October 4: Sonia Sikka (University of Ottawa)
3:30 pm to 5:00 pm in BSB B138
“Should we abolish religious freedom”
Abstract: Religious freedom has long been a protected right in liberal democratic nations and is standardly included within international conventions on human rights. Freedom of thought and association are basic liberal principles, but the naming and institution of religious freedom in particular singles out religion as a unique category of belief and practice, requiring special protection – as well as special exclusion, we should note, via the correlative principle of secularism. Is this singling out legitimate? Is there truly something unique about religious belief, identity and/or practice that warrants special regulative measures? Or is the existence of such measures merely the artefact of a specific period of Western history?

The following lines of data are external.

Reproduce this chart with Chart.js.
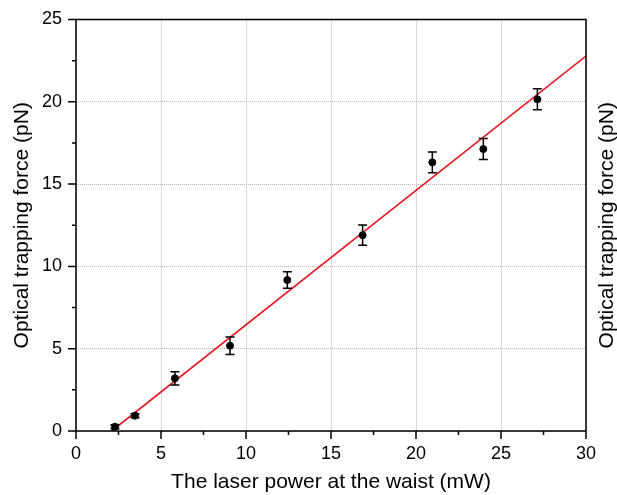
<!DOCTYPE html>
<html><head><meta charset="utf-8">
<script src="https://cdn.jsdelivr.net/npm/chart.js@4/dist/chart.umd.min.js"></script>
<style>html,body{margin:0;padding:0;background:#fff;}#wrap{width:617px;height:495px;}</style>
</head><body><div id="wrap"><canvas id="c"></canvas></div>
<script>
const powerX = [2.29, 3.47, 5.82, 9.06, 12.43, 16.86, 20.96, 23.96, 27.14];
const forceY = [0.26, 0.93, 3.2, 5.18, 9.17, 11.9, 16.32, 17.13, 20.15];
const forceErr = [0.12, 0.12, 0.4, 0.53, 0.5, 0.61, 0.63, 0.64, 0.64];
const fitX = [2.1, 30];
const fitY = [0, 22.78];
const xTitle = 'The laser power at the waist (mW)';
const yTitle = 'Optical trapping force (pN)';

const FONT = "'Liberation Sans', Arial, sans-serif";

const framePlugin = {
  id: 'frame',
  afterDatasetsDraw(chart) {
    const {ctx, chartArea: a, scales} = chart;
    const xs = scales.x, ys = scales.y;
    ctx.save();
    ctx.strokeStyle = '#000';
    ctx.lineWidth = 1.5;
    forceY.forEach((v, i) => {
      const px = xs.getPixelForValue(powerX[i]);
      const top = ys.getPixelForValue(v + forceErr[i]);
      const bot = ys.getPixelForValue(v - forceErr[i]);
      ctx.beginPath();
      ctx.moveTo(px, top); ctx.lineTo(px, bot);
      ctx.moveTo(px - 4.5, top); ctx.lineTo(px + 4.5, top);
      ctx.moveTo(px - 4.5, bot); ctx.lineTo(px + 4.5, bot);
      ctx.stroke();
    });
    ctx.restore();
  },
  afterDraw(chart) {
    const {ctx, chartArea: a, scales} = chart;
    const xs = scales.x, ys = scales.y;
    ctx.save();
    ctx.strokeStyle = '#000';
    ctx.lineWidth = 1.5;
    ctx.strokeRect(a.left, a.top, a.right - a.left, a.bottom - a.top);
    ctx.beginPath();
    for (let v = 0; v <= 30; v += 2.5) {
      const px = xs.getPixelForValue(v);
      const len = (v % 5 === 0) ? 8 : 4;
      ctx.moveTo(px, a.bottom); ctx.lineTo(px, a.bottom + len);
    }
    for (let v = 0; v <= 25; v += 2.5) {
      const py = ys.getPixelForValue(v);
      const len = (v % 5 === 0) ? 8 : 4;
      ctx.moveTo(a.left, py); ctx.lineTo(a.left - len, py);
    }
    ctx.stroke();
    ctx.fillStyle = '#000';
    ctx.font = '21px ' + FONT;
    ctx.textAlign = 'center';
    ctx.textBaseline = 'middle';
    ctx.translate(a.right + 21, (a.top + a.bottom) / 2);
    ctx.rotate(-Math.PI / 2);
    ctx.fillText(yTitle, 0, 0);
    ctx.restore();
  }
};

new Chart(document.getElementById('c'), {
  type: 'scatter',
  data: {
    datasets: [
      {
        type: 'line',
        data: fitX.map((x, i) => ({x, y: fitY[i]})),
        borderColor: '#e8101a',
        borderWidth: 1.6,
        pointRadius: 0,
        fill: false,
        order: 2
      },
      {
        data: powerX.map((x, i) => ({x, y: forceY[i]})),
        backgroundColor: '#000',
        borderColor: '#000',
        pointRadius: 3.5,
        pointHoverRadius: 3.5,
        order: 1
      }
    ]
  },
  plugins: [framePlugin],
  options: {
    responsive: true,
    maintainAspectRatio: false,
    animation: false,
    layout: {padding: {top: 19.5, right: 31, bottom: 0, left: 0}},
    plugins: {legend: {display: false}, tooltip: {enabled: false}},
    scales: {
      x: {
        type: 'linear', min: 0, max: 30,
        afterFit(s) { s.height = 64; s.paddingLeft = 0; s.paddingRight = 0; },
        border: {display: false, dash: [1, 1]},
        grid: {color: '#b4b4b4', lineWidth: 1, drawTicks: false},
        ticks: {stepSize: 5, padding: 12, color: '#000', font: {family: FONT, size: 18}},
        title: {display: true, text: xTitle, color: '#000', font: {family: FONT, size: 21}, padding: {top: 0, bottom: 0}}
      },
      y: {
        type: 'linear', min: 0, max: 25,
        afterFit(s) { s.width = 76; s.paddingTop = 0; s.paddingBottom = 0; },
        border: {display: false, dash: [1, 1]},
        grid: {color: '#b4b4b4', lineWidth: 1, drawTicks: false},
        ticks: {stepSize: 5, padding: 14, color: '#000', font: {family: FONT, size: 18}},
        title: {display: true, text: yTitle, color: '#000', font: {family: FONT, size: 21}, padding: {top: 10, bottom: 0}}
      }
    }
  }
});
</script></body></html>
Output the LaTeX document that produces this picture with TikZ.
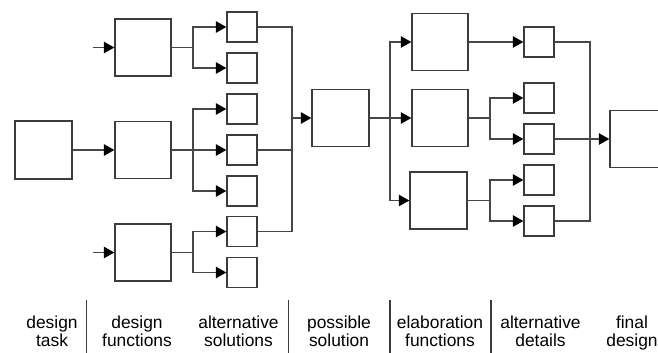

I argue that, in operation, the legal and political positioning of religion as subject to special protection as well as exclusion is not warranted and can have pernicious effects. In practice, legislative guarantees of religious freedom tend to privilege and thereby incentivize particular forms of religion at the expense of others. In addition, courts and legislators have been increasingly hard-pressed to determine what counts as “religion” and to justify accommodative measures for religious beliefs over non-religious ones. In many cases, terms such as “belief,” “lack of belief,” and “philosophical belief” have been added to protections for religion, which have often already included conscience, but these modifications raise the question of whether religion should be taken as paradigmatic for the protections in question. I propose that we should move towards a model based on the broader principle of protection for minority beliefs and practices against laws of general application that purport to be neutral but are the product of majoritarian decision-making processes that sometimes compromise equality.